Chronique

Dave Liebman Expansions

Selflessness, The Music Of John Coltrane

Dave Liebman (ss, fl), Matt Vashlishan (as, fl, cl, synth), Bobby Avey (p, kb, synth), Tony Marino (b), Alex Ritz (dms).

Label / Distribution : Dot Time Records

Vingt fois sur le métier remettez votre ouvrage… La musique de John Coltrane est une quête pour Dave Liebman : voilà un nouvel hommage rendu par le saxophoniste à celui dont il disait au moment de la sortie de son nouveau disque : « J’ai pourchassé Trane pendant plus de 60 ans. Je peux dire en toute honnêteté qu’il est en grande partie responsable de ce que je suis… et de ce que je souhaite être ». Selflessness est en effet le sixième disque que ce disciple lui consacre, après Joy (1993), John Coltrane’s Meditations (1998), Homage To John Coltrane (2002), Lieb Plays the Blues a la Trane (2010) et Compassion (2017). Sans oublier d’autres hommages, comme Live Under the Sky avec Wayne Shorter. Une fidélité qui en dit long sur le pouvoir d’une source à laquelle il ne cessera sans doute jamais de s’abreuver, tant elle lui semble vitale. Pour Dave Liebman, cette musique est Une, elle ne saurait être fragmentée en périodes et dit d’un bloc, en un temps finalement très court, toute l’histoire d’un homme qui lui aura consacré sa vie entière, jusqu’à son dernier souffle, porté par un cri se voulant universel.

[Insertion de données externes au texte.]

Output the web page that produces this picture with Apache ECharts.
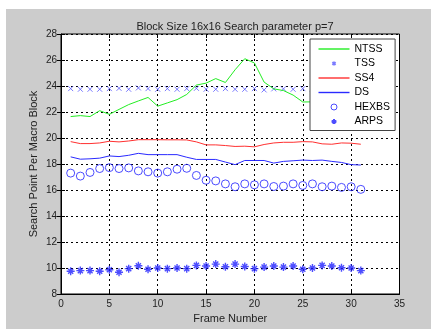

Pourtant, Liebman a l’intelligence de rester lui-même tout au long de cette nouvelle célébration et prend garde de ne jamais se glisser dans un moule qui s’avérerait trop proche de la matrice coltranienne. Si Selflessness embrasse les années 1957 (avec une reprise de « Lazy Bird » de l’album Blue Trane) à 1966 et les ultimes brûlures (« Peace On Earth »), en passant par la période faste d’Atlantic (« Mr Day », « My Favorite Things », « Olé »), ce sont bien les couleurs et les textures propres à l’univers de celui qui vient de fêter ses 75 printemps qui sont mobilisées et offertes. Liebman se consacre exclusivement au saxophone soprano et à la flûte pour mieux croiser le fer avec le saxophone alto et la clarinette de Matt Vashlishan, auquel il accorde une large place tout au long de cette heure fervente. Il y a beaucoup de verve dans leurs échanges, qui résistent à la tentation de chorus déchirés comme seul Coltrane savait et pouvait les habiter. Ici c’est plutôt d’exultation qu’il faudrait parler. On la ressent aussi bien dans la version enlevée, presque légère de « Mr. Day » que dans la métrique modifiée de « My Favorite Things » qui perd son statut de valse et se voit introduit par le piano aux intonations presque romantiques de Bobby Avey, avant d’être transporté par une douce allégresse. Ou dans ce « Compassion » qui fait l’objet d’une étonnante transformation, quand affleurent les synthétiseurs et que la contrebasse de Tony Marino émet une pulsation à la fois entêtante et très contemporaine. Ou encore dans la vélocité de « One Up One Down » au cœur duquel s’illustre la batterie d’Alex Ritz pour mieux permettre ensuite à Dave Liebman de filer vers les sommets et s’affirmer en patron qu’il est. Et c’est seulement lorsque le temps suspend son vol avec « Peace On Earth » que le quintet s’approche au plus près des rivages coltraniens, dans une émouvante union du saxophone soprano et de la flûte que n’aurait sans doute pas reniée le maître lui-même.

Cette musique, d’une humanité profonde, continue de creuser un sillon sans équivalent dans l’histoire du jazz. Dave Liebman sait tout ce qu’il lui doit et nul ne saurait lui reprocher de le répéter d’année en année à sa manière, avec beaucoup d’altruisme. Bien au contraire.